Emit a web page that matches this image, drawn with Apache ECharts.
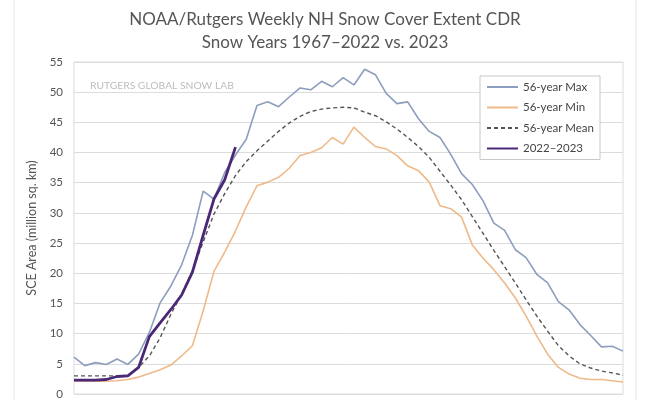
<!DOCTYPE html>
<html>
<head>
<meta charset="utf-8">
<script src="https://cdn.jsdelivr.net/npm/echarts@6/dist/echarts.min.js"></script>
<style>
  html, body { margin: 0; padding: 0; background: #fff; }
  #chart { width: 650px; height: 400px; }
</style>
</head>
<body>
<div id="chart"></div>
<script>
// snow year weeks
const weeks = [1, 2, 3, 4, 5, 6, 7, 8, 9, 10, 11, 12, 13, 14, 15, 16, 17, 18, 19, 20,
  21, 22, 23, 24, 25, 26, 27, 28, 29, 30, 31, 32, 33, 34, 35, 36, 37, 38, 39, 40,
  41, 42, 43, 44, 45, 46, 47, 48, 49, 50, 51, 52];

// 56-year max
const maxValues = [6.1, 4.7, 5.2, 4.9, 5.8, 4.9, 6.6, 10.2, 15.1, 17.9, 21.4, 26.3, 33.6, 32.3,
  36.7, 39.6, 42.2, 47.8, 48.4, 47.6, 49.2, 50.7, 50.4, 51.8, 50.9, 52.4, 51.2, 53.8, 52.9,
  49.8, 48.1, 48.4, 45.6, 43.5, 42.5, 39.7, 36.5, 34.7, 32.0, 28.3, 27.1, 23.9, 22.6, 19.8,
  18.4, 15.3, 13.9, 11.5, 9.7, 7.8, 7.9, 7.1];

// 56-year min
const minValues = [2.1, 2.1, 2.1, 2.1, 2.2, 2.4, 2.8, 3.4, 4.0, 4.8, 6.3, 8.0, 13.8, 20.3,
  23.5, 27.0, 31.0, 34.5, 35.1, 35.9, 37.4, 39.5, 40.0, 40.8, 42.5, 41.4, 44.2, 42.5, 41.0,
  40.6, 39.5, 37.8, 37.0, 35.1, 31.2, 30.7, 29.3, 24.7, 22.5, 20.6, 18.4, 15.9, 12.9, 9.6,
  6.6, 4.4, 3.3, 2.6, 2.4, 2.4, 2.2, 2.0];

// 56-year mean
const meanValues = [3.0, 3.0, 3.0, 3.0, 3.0, 3.1, 4.4, 6.3, 9.3, 13.2, 16.6, 20.4, 25.2, 29.8,
  33.2, 36.2, 38.5, 40.3, 41.9, 43.5, 44.9, 46.0, 46.8, 47.2, 47.4, 47.5, 47.4, 46.7, 46.1,
  45.1, 43.9, 42.5, 41.0, 39.2, 36.9, 34.6, 32.2, 29.4, 26.6, 23.8, 21.1, 18.4, 15.6, 12.9,
  10.4, 8.0, 6.3, 5.0, 4.3, 3.8, 3.5, 3.1];

// 2022-2023 so far
const current = [2.3, 2.3, 2.3, 2.4, 2.9, 3.0, 4.4, 9.5, 11.8, 14.0, 16.4, 20.2, 26.3, 32.3,
  35.5, 40.9];

const chart = echarts.init(document.getElementById("chart"));

const option = {
  backgroundColor: "#fff",
  animation: false,
  title: {
    text: "NOAA/Rutgers Weekly NH Snow Cover Extent CDR\nSnow Years 1967–2022 vs. 2023",
    left: "center",
    top: 3,
    textStyle: {
      fontFamily: "Lato",
      fontSize: 17,
      fontWeight: "normal",
      lineHeight: 23,
      color: "#555",
    },
  },
  grid: {
    left: 74,
    right: 27,
    top: 62,
    bottom: 3,
    show: true,
    borderColor: "#dcdcdc",
    borderWidth: 1,
  },
  legend: {
    orient: "vertical",
    left: 480,
    top: 76,
    padding: [5, 6, 5, 6],
    itemGap: 8.5,
    itemWidth: 31,
    itemHeight: 14,
    backgroundColor: "#fff",
    borderColor: "#c8c8c8",
    borderWidth: 1,
    // hide the circle, keep the line
    itemStyle: { opacity: 0 },
    textStyle: { fontFamily: "Lato", fontSize: 11.5, color: "#444" },
    data: ["56-year Max", "56-year Min", "56-year Mean", "2022–2023"],
  },
  xAxis: {
    type: "category",
    data: weeks,
    boundaryGap: false,
    axisLine: { show: false },
    axisTick: { show: false },
    axisLabel: { show: false },
    splitLine: { show: false },
  },
  yAxis: {
    type: "value",
    min: 0,
    max: 55,
    interval: 5,
    name: "SCE Area (million sq. km)",
    nameLocation: "middle",
    nameGap: 36,
    nameTextStyle: { fontFamily: "Lato", fontSize: 12.5, color: "#555" },
    axisLine: { show: false },
    axisTick: { show: false },
    axisLabel: { fontFamily: "Lato", fontSize: 11.5, color: "#555", margin: 11 },
    splitLine: { lineStyle: { color: "#dcdcdc", width: 1 } },
  },
  graphic: [
    {
      type: "text",
      left: 90,
      top: 81,
      style: {
        text: "RUTGERS GLOBAL SNOW LAB",
        fontFamily: "Lato",
        fontSize: 10.3,
        fill: "#bdbdbd",
      },
    },
    {
      type: "rect",
      shape: { x: 14, y: -2, width: 622, height: 410 },
      style: { fill: "none", stroke: "#e4e4e4", lineWidth: 1 },
      silent: true,
      z: -1,
    },
  ],
  series: [
    {
      name: "56-year Max",
      type: "line",
      data: maxValues,
      symbol: "none",
      lineStyle: { color: "#8d9ebd", width: 1.6 },
      itemStyle: { color: "#8d9ebd" },
    },
    {
      name: "56-year Min",
      type: "line",
      data: minValues,
      symbol: "none",
      lineStyle: { color: "#efb98a", width: 1.6 },
      itemStyle: { color: "#efb98a" },
    },
    {
      name: "56-year Mean",
      type: "line",
      data: meanValues,
      symbol: "none",
      lineStyle: { color: "#555", width: 1.4, type: [4, 3] },
      itemStyle: { color: "#555" },
    },
    {
      name: "2022–2023",
      type: "line",
      data: current,
      symbol: "none",
      lineStyle: { color: "#4a2877", width: 2.8 },
      itemStyle: { color: "#4a2877" },
      z: 5,
    },
  ],
};

chart.setOption(option);
</script>
</body>
</html>
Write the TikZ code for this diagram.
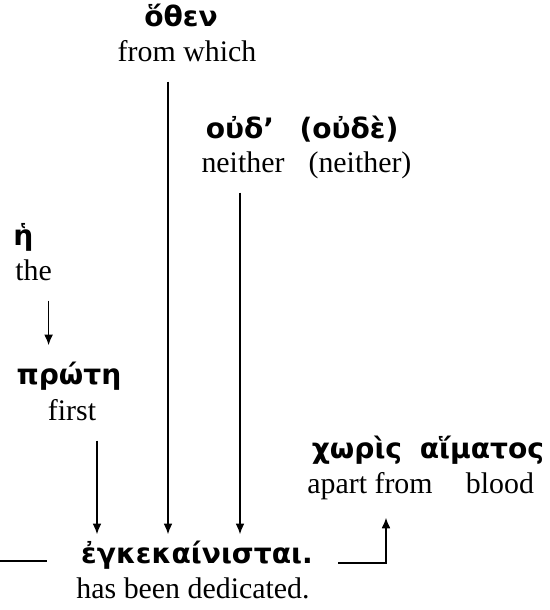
\documentclass[tikz,border=0pt]{standalone}
\usepackage{fontspec}
\setmainfont{Liberation Serif}
\newfontfamily\greekfont[Script=Greek]{DejaVu Sans}
\usepackage{tikz}
\usetikzlibrary{positioning, arrows.meta}

\begin{document}
\begin{tikzpicture}[
  x=0.02cm, y=-0.02cm,
  gk/.style={font=\greekfont\bfseries\fontsize{16}{19}\selectfont,
    inner sep=0pt, anchor=base},
  en/.style={font=\fontsize{17}{20}\selectfont, inner sep=0pt, anchor=base},
  link/.style={-{Latex[length=6pt, width=5pt]}, line width=0.7pt,
    shorten <=0.4cm, shorten >=0.12cm},
  rule/.style={line width=0.7pt},
]
  \useasboundingbox (0,0) rectangle (550,610);

  % words, greek over english
  \node[gk] (othen)    at (181,26)  {ὅθεν};
  \node[en] (othen-en) at (187,61)  {from which};
  \node[gk] (oud)      at (240,138) {οὐδ’};
  \node[en] (oud-en)   at (243,172) {neither};
  \node[gk] (oude)     at (349,138) {(οὐδὲ)};
  \node[en] (oude-en)  at (360,172) {(neither)};
  \node[gk, anchor=base west] (he)    at (13,245) {ἡ};
  \node[en, anchor=base west] (he-en) at (15,280) {the};
  \node[gk] (prote)    at (69,384)  {πρώτη};
  \node[en] (prote-en) at (72,420)  {first};
  \node[gk] (enk)      at (197,563) {ἐγκεκαίνισται.};
  \node[en] (enk-en)   at (193,598) {has been dedicated.};
  \node[gk] (choris)    at (357,458) {χωρὶς};
  \node[en] (choris-en) at (370,493) {apart from};
  \node[gk] (haima)     at (482,458) {αἵματος};
  \node[en] (haima-en)  at (500,493) {blood};

  % arrows into the verb
  \foreach \a/\s in {othen-en/-0.38cm, oud-en/-0.06cm, prote-en/0.5cm}
    \draw[link] ([xshift=\s]\a.south) -- ([xshift=\s]\a.south |- enk.north);
  \draw[link, shorten >=0.32cm] ([xshift=0.3cm]he-en.south)
    -- ([xshift=0.3cm]he-en.south |- prote.north);

  % baseline rules
  \coordinate (lend) at (0,561);
  \draw[rule, shorten >=0.68cm] (lend) -- (lend -| enk.west);
  \draw[link, shorten <=0.5cm, shorten >=0.36cm] (enk.base east)
    -| ([xshift=0.32cm]choris-en.south);
\end{tikzpicture}
\end{document}
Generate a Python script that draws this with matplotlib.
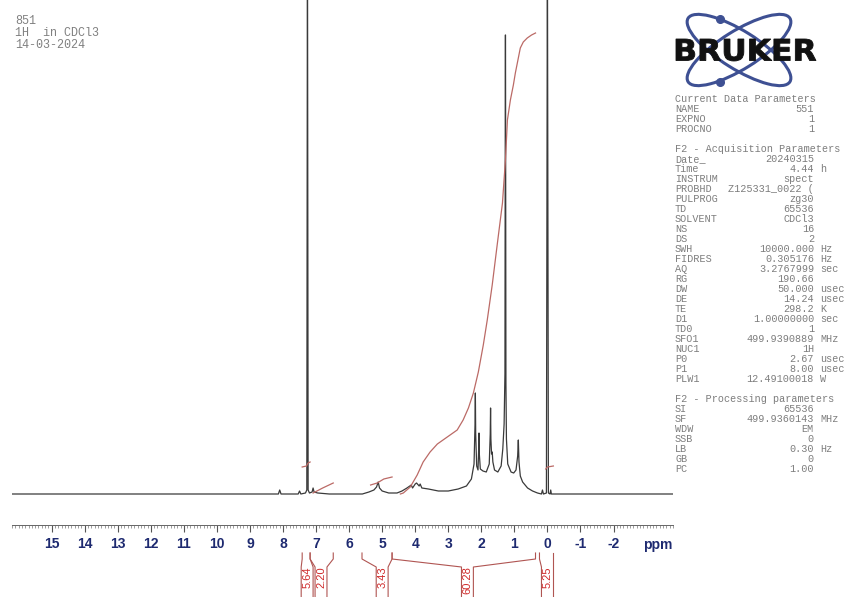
import matplotlib.pyplot as plt
from matplotlib.patches import Ellipse, PathPatch
from matplotlib.textpath import TextPath
from matplotlib.font_manager import FontProperties
from matplotlib.ticker import MultipleLocator
from matplotlib.transforms import Affine2D

# ---- data ----
title_lines = ["851", "1H  in CDCl3", "14-03-2024"]

# spectrum trace: chemical shift (ppm) and intensity (arbitrary units, baseline = 0)
spec_ppm = [16.2, 8.14, 8.10, 8.06, 7.54, 7.50, 7.46, 7.32, 7.28, 7.262, 7.258, 7.24,
            7.20, 7.12, 7.09, 7.06, 6.95, 6.60, 5.60, 5.40, 5.25, 5.17, 5.12, 5.08,
            5.00, 4.80, 4.55, 4.40, 4.25, 4.12, 4.08, 4.00, 3.96, 3.88, 3.85, 3.80,
            3.60, 3.30, 3.00, 2.70, 2.45, 2.30, 2.22, 2.19, 2.18, 2.17, 2.14, 2.10,
            2.08, 2.07, 2.06, 2.03, 1.95, 1.85, 1.76, 1.73, 1.72, 1.71, 1.69, 1.67,
            1.65, 1.60, 1.50, 1.40, 1.35, 1.31, 1.285, 1.272, 1.268, 1.255, 1.24, 1.20,
            1.10, 1.02, 0.95, 0.90, 0.88, 0.86, 0.82, 0.75, 0.60, 0.45, 0.30, 0.18,
            0.15, 0.12, 0.03, 0.002, -0.002, -0.03, -0.08, -0.10, -0.12, -3.8]
spec_int = [0, 0, 4, 0, 0, 3, 0, 1, 4, 520, 520, 4,
            1, 2, 6, 2, 1, 0, 0, 2, 4, 7, 12, 6,
            3, 1, 1, 3, 6, 9, 6, 10, 11, 8, 10, 6,
            5, 3, 3, 5, 8, 15, 30, 70, 101, 60, 28, 24,
            45, 61, 40, 25, 23, 22, 30, 60, 86, 55, 40, 42,
            32, 24, 22, 28, 45, 70, 120, 459, 459, 110, 55, 30,
            22, 21, 24, 38, 54, 32, 18, 12, 6, 3, 1, 0,
            4, 0, 1, 520, 520, 1, 0, 4, 0, 0]

# integral traces (ppm, cumulative height)
integral_ppm = [
    [7.42, 7.29, 7.26, 7.24, 7.18],
    [7.09, 6.80, 6.48],
    [5.35, 5.15, 4.95, 4.70],
    [4.45, 4.36, 4.15, 3.94, 3.76, 3.55, 3.33, 3.03, 2.73, 2.55, 2.39, 2.24, 2.09,
     1.94, 1.82, 1.67, 1.52, 1.36, 1.27, 1.21, 1.12, 1.03, 0.97, 0.88, 0.82, 0.73,
     0.61, 0.48, 0.36],
    [0.05, 0.00, -0.18],
]
integral_height = [
    [27, 28, 30, 31, 32],
    [1, 6, 11],
    [9, 11, 15, 17],
    [0, 1, 7, 19, 32, 42, 50, 57, 64, 74, 86, 101, 122,
     149, 174, 209, 249, 291, 334, 374, 394, 409, 421, 436, 446, 452,
     456, 459, 461],
    [25, 27, 28],
]

# integration regions and their values
region_left = [7.42, 7.18, 5.61, 4.70, 0.24]
region_right = [7.18, 6.48, 4.70, 0.36, -0.18]
region_label = [7.27, 6.85, 5.00, 2.42, 0.00]
integral_values = ["5.64", "2.20", "3.43", "60.28", "5.25"]

tick_ppm = list(range(15, -3, -1))
tick_labels = [str(t) for t in tick_ppm]

param_names = ["Current Data Parameters", "NAME", "EXPNO", "PROCNO", "",
               "F2 - Acquisition Parameters", "Date_", "Time", "INSTRUM", "PROBHD",
               "PULPROG", "TD", "SOLVENT", "NS", "DS", "SWH", "FIDRES", "AQ", "RG",
               "DW", "DE", "TE", "D1", "TD0", "SFO1", "NUC1", "P0", "P1", "PLW1", "",
               "F2 - Processing parameters", "SI", "SF", "WDW", "SSB", "LB", "GB", "PC"]
param_values = ["", "551", "1", "1", "",
                "", "20240315", "4.44", "spect", "Z125331_0022 (",
                "zg30", "65536", "CDCl3", "16", "2", "10000.000", "0.305176", "3.2767999", "190.66",
                "50.000", "14.24", "298.2", "1.00000000", "1", "499.9390889", "1H", "2.67", "8.00",
                "12.49100018", "",
                "", "65536", "499.9360143", "EM", "0", "0.30", "0", "1.00"]
param_units = ["", "", "", "", "",
               "", "", "h", "", "",
               "", "", "", "", "", "Hz", "Hz", "sec", "",
               "usec", "usec", "K", "sec", "", "MHz", "", "usec", "usec", "W", "",
               "", "", "MHz", "", "", "Hz", "", ""]

# ---- figure ----
W, H = 849, 597
fig = plt.figure(figsize=(W / 100, H / 100), dpi=100)
fig.patch.set_facecolor("white")


def px_axes(x0, y0, x1, y1):
    return fig.add_axes([x0 / W, 1 - y1 / H, (x1 - x0) / W, (y1 - y0) / H])


def fig_text(x, y, s, **kw):
    return fig.text(x / W, 1 - y / H, s, **kw)


# spectrum
ax = px_axes(12, 0, 673, 525)
ax.patch.set_alpha(0)
ax.plot(spec_ppm, spec_int, color="#3a3a3a", lw=0.9)
for xs, ys in zip(integral_ppm, integral_height):
    ax.plot(xs, ys, color="#bb6a66", lw=0.9)
ax.set_xlim(16.2, -3.8)
ax.set_ylim(-31, 494)
for s in ["top", "left", "right"]:
    ax.spines[s].set_visible(False)
ax.spines["bottom"].set_color("#666666")
ax.spines["bottom"].set_linewidth(0.7)
ax.set_yticks([])
ax.set_xticks(tick_ppm + [-3.33])
ax.set_xticklabels(tick_labels + ["ppm"])
ax.xaxis.set_minor_locator(MultipleLocator(0.1))
ax.tick_params(axis="x", which="major", length=5, width=0.8, color="#555555",
               pad=4, labelsize=10, labelcolor="#1e2a70")
ax.tick_params(axis="x", which="minor", length=2.5, width=0.5, color="#777777")
ax.xaxis.get_major_ticks()[-1].tick1line.set_visible(False)
for lbl in ax.get_xticklabels():
    lbl.set_fontweight("bold")
    lbl.set_family("Liberation Sans")

# integral brackets below the ruler
ai = px_axes(12, 545, 673, 597)
ai.set_xlim(16.2, -3.8)
ai.set_ylim(597, 545)
ai.axis("off")
hw = 0.18
for l, r, c, v in zip(region_left, region_right, region_label, integral_values):
    ai.plot([l, l, c + hw, c + hw], [553, 559, 567, 600], color="#b05552", lw=0.8)
    ai.plot([r, r, c - hw, c - hw], [553, 559, 567, 600], color="#b05552", lw=0.8)
    ai.text(c, 566, v, rotation=90, ha="center", va="top", fontsize=8,
            color="#d02a2a", family="Liberation Sans")

# title block
mono = "Liberation Mono"
for i, line in enumerate(title_lines):
    fig_text(15, 21 + 12 * i, line, family=mono, fontsize=8.5, color="#808080",
             va="center", ha="left")

# parameter panel
for i, (n, v, u) in enumerate(zip(param_names, param_values, param_units)):
    y = 99 + 10 * i
    if n:
        fig_text(675, y, n, family=mono, fontsize=7.3, color="#7d7d7d", va="center", ha="left")
    if v:
        fig_text(814, y, v, family=mono, fontsize=7.3, color="#7d7d7d", va="center", ha="right")
    if u:
        fig_text(820, y, u, family=mono, fontsize=7.3, color="#7d7d7d", va="center", ha="left")

# Bruker logo
lg = px_axes(660, 0, 849, 95)
lg.set_xlim(660, 849)
lg.set_ylim(95, 0)
lg.axis("off")
for ang in (32, -32):
    lg.add_patch(Ellipse((739, 50), 120, 38, angle=ang, fill=False,
                         edgecolor="#3e5093", lw=2.2, zorder=1))
lg.plot([720, 720], [19, 82], "o", color="#3e5093", ms=5.5, zorder=3)
tp = TextPath((0, 0), "BRUKER", size=1,
              prop=FontProperties(family="DejaVu Sans", weight="bold"))
ext = tp.get_extents()
tr = Affine2D().translate(-ext.x0, -ext.y0).scale(140 / ext.width, -22 / ext.height).translate(676, 61)
lg.add_patch(PathPatch(tr.transform_path(tp), facecolor="#111111", edgecolor="#111111",
                       lw=0.6, zorder=2))

fig.savefig("out.png", dpi=100)
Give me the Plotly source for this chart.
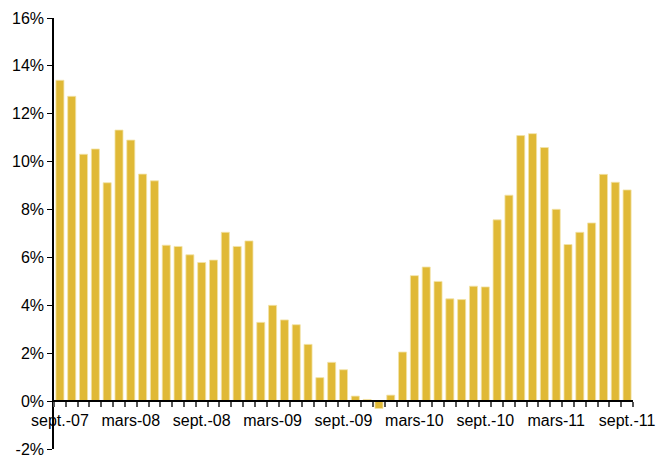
import plotly.graph_objects as go

months = ["sept.-07","oct.-07","nov.-07","déc.-07","janv.-08","févr.-08","mars-08","avr.-08","mai-08","juin-08","juil.-08","août-08",
          "sept.-08","oct.-08","nov.-08","déc.-08","janv.-09","févr.-09","mars-09","avr.-09","mai-09","juin-09","juil.-09","août-09",
          "sept.-09","oct.-09","nov.-09","déc.-09","janv.-10","févr.-10","mars-10","avr.-10","mai-10","juin-10","juil.-10","août-10",
          "sept.-10","oct.-10","nov.-10","déc.-10","janv.-11","févr.-11","mars-11","avr.-11","mai-11","juin-11","juil.-11","août-11",
          "sept.-11"]
values = [13.4, 12.73, 10.31, 10.53, 9.12, 11.32, 10.9, 9.48, 9.2,
          6.51, 6.46, 6.11, 5.79, 5.89, 7.05, 6.46, 6.69, 3.29, 4.0, 3.39, 3.19, 2.37, 0.98,
          1.62, 1.31, 0.21, 0.07, -0.31, 0.25, 2.05, 5.24, 5.6, 5.0, 4.27, 4.24, 4.8, 4.77,
          7.57, 8.6, 11.09, 11.17, 10.59, 8.01, 6.54, 7.05, 7.44, 9.47, 9.14, 8.82]
label_every = 6
y_ticks = [-2, 0, 2, 4, 6, 8, 10, 12, 14, 16]

x = list(range(len(months)))
tickvals = x[::label_every]
ticktext = months[::label_every]

fig = go.Figure(go.Bar(
    x=x, y=values,
    marker=dict(color="#E0B936", line=dict(color="#F2E3A8", width=0.8)),
    width=0.68,
    hovertext=months,
))

font = dict(family="Liberation Sans, Arial, sans-serif", size=16, color="#000000")

fig.update_layout(
    width=656, height=459,
    margin=dict(l=54, r=23, t=18, b=10, autoexpand=False),
    paper_bgcolor="white", plot_bgcolor="white",
    showlegend=False,
    font=font,
    xaxis=dict(
        range=[-0.5, len(months) - 0.5],
        tickmode="array", tickvals=tickvals, ticktext=ticktext,
        ticks="", showgrid=False, zeroline=False, automargin=False,
        showline=True, linecolor="#000000", linewidth=1.5,
        anchor="free", position=2 / 18,
        tickfont=font, ticklabelstandoff=5, ticklabeloverflow="allow",
        minor=dict(tick0=-0.5, dtick=1, ticks="outside", ticklen=5, tickcolor="#555555", tickwidth=1.5, showgrid=False),
    ),
    yaxis=dict(
        range=[-2, 16],
        tickmode="array", tickvals=y_ticks, ticktext=[f"{v}%" for v in y_ticks],
        ticks="outside", ticklen=5, tickcolor="#000000", tickwidth=1,
        showgrid=False, zeroline=False, automargin=False,
        showline=True, linecolor="#000000", linewidth=1.5,
        tickfont=font, ticklabeloverflow="allow",
    ),
)

fig.write_html(
    "out.html",
    config={"displayModeBar": False},
    post_script="document.body.style.margin='0';document.body.style.overflow='hidden';",
)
○ ○ ○ ○ ○
* [Problem statement] Above are some records; extract exactly the lines from the one containing "Write the TikZ code for this diagram." through the one containing "-- ([xshift=0.3cm]he-en.south |- prote.north);" and drop the pictures.

* [The solution]
Write the TikZ code for this diagram.
\documentclass[tikz,border=0pt]{standalone}
\usepackage{fontspec}
\setmainfont{Liberation Serif}
\newfontfamily\greekfont[Script=Greek]{DejaVu Sans}
\usepackage{tikz}
\usetikzlibrary{positioning, arrows.meta}

\begin{document}
\begin{tikzpicture}[
  x=0.02cm, y=-0.02cm,
  gk/.style={font=\greekfont\bfseries\fontsize{16}{19}\selectfont,
    inner sep=0pt, anchor=base},
  en/.style={font=\fontsize{17}{20}\selectfont, inner sep=0pt, anchor=base},
  link/.style={-{Latex[length=6pt, width=5pt]}, line width=0.7pt,
    shorten <=0.4cm, shorten >=0.12cm},
  rule/.style={line width=0.7pt},
]
  \useasboundingbox (0,0) rectangle (550,610);

  % words, greek over english
  \node[gk] (othen)    at (181,26)  {ὅθεν};
  \node[en] (othen-en) at (187,61)  {from which};
  \node[gk] (oud)      at (240,138) {οὐδ’};
  \node[en] (oud-en)   at (243,172) {neither};
  \node[gk] (oude)     at (349,138) {(οὐδὲ)};
  \node[en] (oude-en)  at (360,172) {(neither)};
  \node[gk, anchor=base west] (he)    at (13,245) {ἡ};
  \node[en, anchor=base west] (he-en) at (15,280) {the};
  \node[gk] (prote)    at (69,384)  {πρώτη};
  \node[en] (prote-en) at (72,420)  {first};
  \node[gk] (enk)      at (197,563) {ἐγκεκαίνισται.};
  \node[en] (enk-en)   at (193,598) {has been dedicated.};
  \node[gk] (choris)    at (357,458) {χωρὶς};
  \node[en] (choris-en) at (370,493) {apart from};
  \node[gk] (haima)     at (482,458) {αἵματος};
  \node[en] (haima-en)  at (500,493) {blood};

  % arrows into the verb
  \foreach \a/\s in {othen-en/-0.38cm, oud-en/-0.06cm, prote-en/0.5cm}
    \draw[link] ([xshift=\s]\a.south) -- ([xshift=\s]\a.south |- enk.north);
  \draw[link, shorten >=0.32cm] ([xshift=0.3cm]he-en.south)
    -- ([xshift=0.3cm]he-en.south |- prote.north);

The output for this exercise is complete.